Global brands such as Zara, Marks & Spencer, Topshop, Mango and Gap already have a presence in these markets and many others such as H&M, Forever21 & Uniqlo have expressed their imminent expansion into central Asia. Shopping malls are popping up all over Kazakhstan and Uzbekistan along with huge shopping streets lined with luxurious designer brands and fast fashion behemoths. The newly opened Khan Shatyr mall and entertainment complex (Below) is one of the most impressive examples of the consumer boom sweeping the country. Kazakhstan and Uzbekistan are once again being used to link Europe and Asia, this time however their geographical significance enables brands such as Zara to boast a network of stores from stretch from London all the way to Beijing.
However the emergence of this new silk route has highlighted one of the biggest controversies facing the fast fashion industry, Uzbek cotton. The rapid modernisation of these countries through black gold bounties is being challenged by some of the worst working conditions in the developed world.
Over 1 million Uzbek citizens are forced into the annual cotton harvest by the government to maximise profit in exports. Children as young as ten are used in cotton fields working 10 hour days for little or no pay as the government closes schools across the country. Farmers and workers are expected to meet tough quotas imposed by the president Islam Karimov, a man infamous as one of the worlds last dictators.

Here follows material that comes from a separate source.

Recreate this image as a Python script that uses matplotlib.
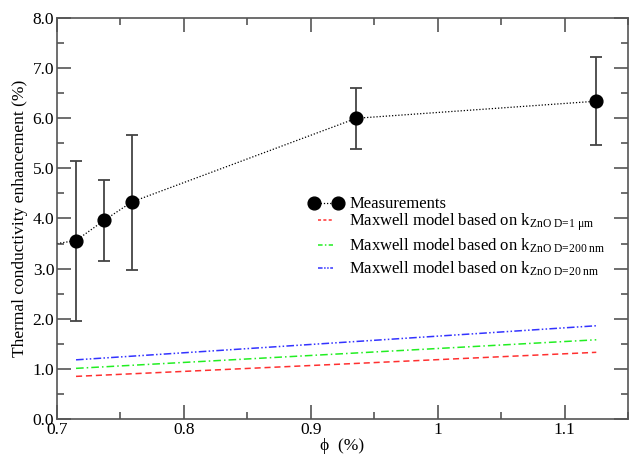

The biggest names in fashion have come together to implement a global ban on Uzbek cotton at an industry level due to the appalling human rights violations carried out within the industry. Working with NGO’s such as the Better Cotton Initiative , Environmental Justice Foundation (EJF) and the Responsible Sourcing Network over 100 global brands have signed a petition to oppose the use of forced labour in the annual Uzbek cotton harvest. Cotton is one of the most widely used materials and it’s role in the global garment industry is massive, as long as there is a demand for cotton this annual forced labour harvest will continue. Further controversy stems from the fact that the dictators daughter Gulnara has tried to forge a career as a fashion designer Many of her runway shows at world famous fashion weeks have been banned due to the human rights controversies surrounding her fathers regime.

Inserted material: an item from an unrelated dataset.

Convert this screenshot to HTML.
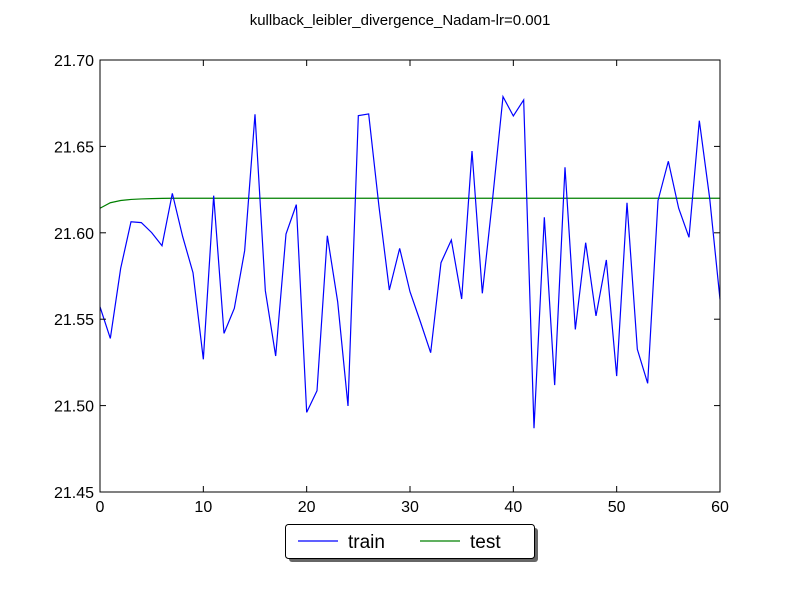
<!DOCTYPE html>
<html><head><meta charset="utf-8"><style>
body{margin:0;background:#fff;}
svg text{font-family:"Liberation Sans","DejaVu Sans",sans-serif;}
</style></head><body>
<svg id="chart" width="800" height="600" xmlns="http://www.w3.org/2000/svg">
<rect width="800" height="600" fill="#fff"/>
<text x="400" y="25" text-anchor="middle" font-size="15">kullback_leibler_divergence_Nadam-lr=0.001</text>
<g id="grid"></g>
<g id="series"></g>
<rect x="100" y="60" width="620" height="432" fill="none" stroke="#000" stroke-width="1"/>
<g id="ticks"></g>
<g>
<rect x="289" y="528" width="249" height="34" rx="3" fill="#555" opacity="0.9"/>
<rect x="285.5" y="524.5" width="249" height="34" rx="3" fill="#fff" stroke="#000"/>
<line x1="298" y1="541" x2="338" y2="541" stroke="#0000ff" stroke-width="1.2"/>
<text x="348" y="548" font-size="19">train</text>
<line x1="420" y1="541" x2="460" y2="541" stroke="#008000" stroke-width="1.2"/>
<text x="470" y="548" font-size="19">test</text>
</g>
</svg>
<script>
const xTicks=[0,10,20,30,40,50,60];
const yTicks=[21.45,21.50,21.55,21.60,21.65,21.70];
const trainValues=[21.5572,21.5389,21.5794,21.6064,21.6059,21.6001,21.5925,21.6228,21.5978,21.5769,21.5268,21.6215,21.5418,21.5563,21.5897,21.6686,21.5665,21.5287,21.5993,21.6163,21.4961,21.5086,21.5983,21.5601,21.4998,21.6678,21.6688,21.6151,21.5669,21.5910,21.5659,21.5486,21.5306,21.5827,21.5958,21.5617,21.6473,21.5650,21.6200,21.6788,21.6676,21.6769,21.4869,21.6090,21.5119,21.6379,21.5441,21.5943,21.5519,21.5843,21.5171,21.6174,21.5326,21.5129,21.6186,21.6414,21.6142,21.5974,21.6649,21.6200,21.5615];
const testValues=[21.6142,21.6174,21.6187,21.6193,21.6196,21.6198,21.6199,21.6200,21.6200,21.6200,21.6200,21.6200,21.6200,21.6200,21.6200,21.6200,21.6200,21.6200,21.6200,21.6200,21.6200,21.6200,21.6200,21.6200,21.6200,21.6200,21.6200,21.6200,21.6200,21.6200,21.6200,21.6200,21.6200,21.6200,21.6200,21.6200,21.6200,21.6200,21.6200,21.6200,21.6200,21.6200,21.6200,21.6200,21.6200,21.6200,21.6200,21.6200,21.6200,21.6200,21.6200,21.6200,21.6200,21.6200,21.6200,21.6200,21.6200,21.6200,21.6200,21.6200,21.6200];
const NS='http://www.w3.org/2000/svg';
const X0=100,X1=720,Y0=492,Y1=60,XMIN=0,XMAX=60,YMIN=21.45,YMAX=21.70;
function xs(v){return X0+(v-XMIN)/(XMAX-XMIN)*(X1-X0);}
function ys(v){return Y0-(v-YMIN)/(YMAX-YMIN)*(Y0-Y1);}
const ser=document.getElementById('series');
function line(vals,color,name){
  const p=document.createElementNS(NS,'polyline');
  p.setAttribute('points',vals.map((v,i)=>xs(i).toFixed(2)+','+ys(v).toFixed(2)).join(' '));
  p.setAttribute('fill','none');p.setAttribute('stroke',color);p.setAttribute('stroke-width','1.2');
  
  
  ser.appendChild(p);
}
line(testValues,'#008000','test-line');
line(trainValues,'#0000ff','train-line');
const tk=document.getElementById('ticks');
xTicks.forEach(t=>{
  const x=xs(t);
  [[Y0,Y0-6],[Y1,Y1+6]].forEach(a=>{
    const l=document.createElementNS(NS,'line');
    l.setAttribute('x1',x);l.setAttribute('x2',x);l.setAttribute('y1',a[0]);l.setAttribute('y2',a[1]);l.setAttribute('stroke','#000');
    
    
    tk.appendChild(l);
  });
  const tx=document.createElementNS(NS,'text');
  tx.setAttribute('x',x);tx.setAttribute('y',Y0+20);tx.setAttribute('text-anchor','middle');tx.setAttribute('font-size','16');
  tx.textContent=t;
  
  
  tk.appendChild(tx);
});
yTicks.forEach(t=>{
  const y=ys(t);
  [[X0,X0+6],[X1,X1-6]].forEach(a=>{
    const l=document.createElementNS(NS,'line');
    l.setAttribute('x1',a[0]);l.setAttribute('x2',a[1]);l.setAttribute('y1',y);l.setAttribute('y2',y);l.setAttribute('stroke','#000');
    
    
    tk.appendChild(l);
  });
  const tx=document.createElementNS(NS,'text');
  tx.setAttribute('x',X0-6);tx.setAttribute('y',y+6);tx.setAttribute('text-anchor','end');tx.setAttribute('font-size','16');
  tx.textContent=t.toFixed(2);
  
  
  tk.appendChild(tx);
});
</script>
</body></html>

By boycotting illegally farmed cotton these companies hope to force the Uzbek cotton industry to collapse, this is seen as the only way to bring the awful working conditions and human rights breeches to an end. This huge emerging market offers so many brands the change to capitalise on a huge new customer base who are hungry for consumer goods at a huge rate. The problem is their expansion into the area is helping to finance the Uzbek cotton industry both directly and indirectly. As the issue gains global attention from NGO’s and governments this marks an important time for companies with regards to their corporate ethics and social responsibility practises. As long as children are forced to farm cotton illegally a dark cloud will hang over fashion retailing in central Asia and the business practises of those brands choosing to travel the fast fashion silk route.
So all eyes are on the development of this fast fashion silk route and the controversies surrounding it, I hope that the illegal Uzbek cotton harvest is stopped and central Asia can be free to embrace the fast fashion culture we take for granted.
What do you think about this emerging fast fashion silk route? Do you think these brands can end the force labour in the Uzbek cotton fields?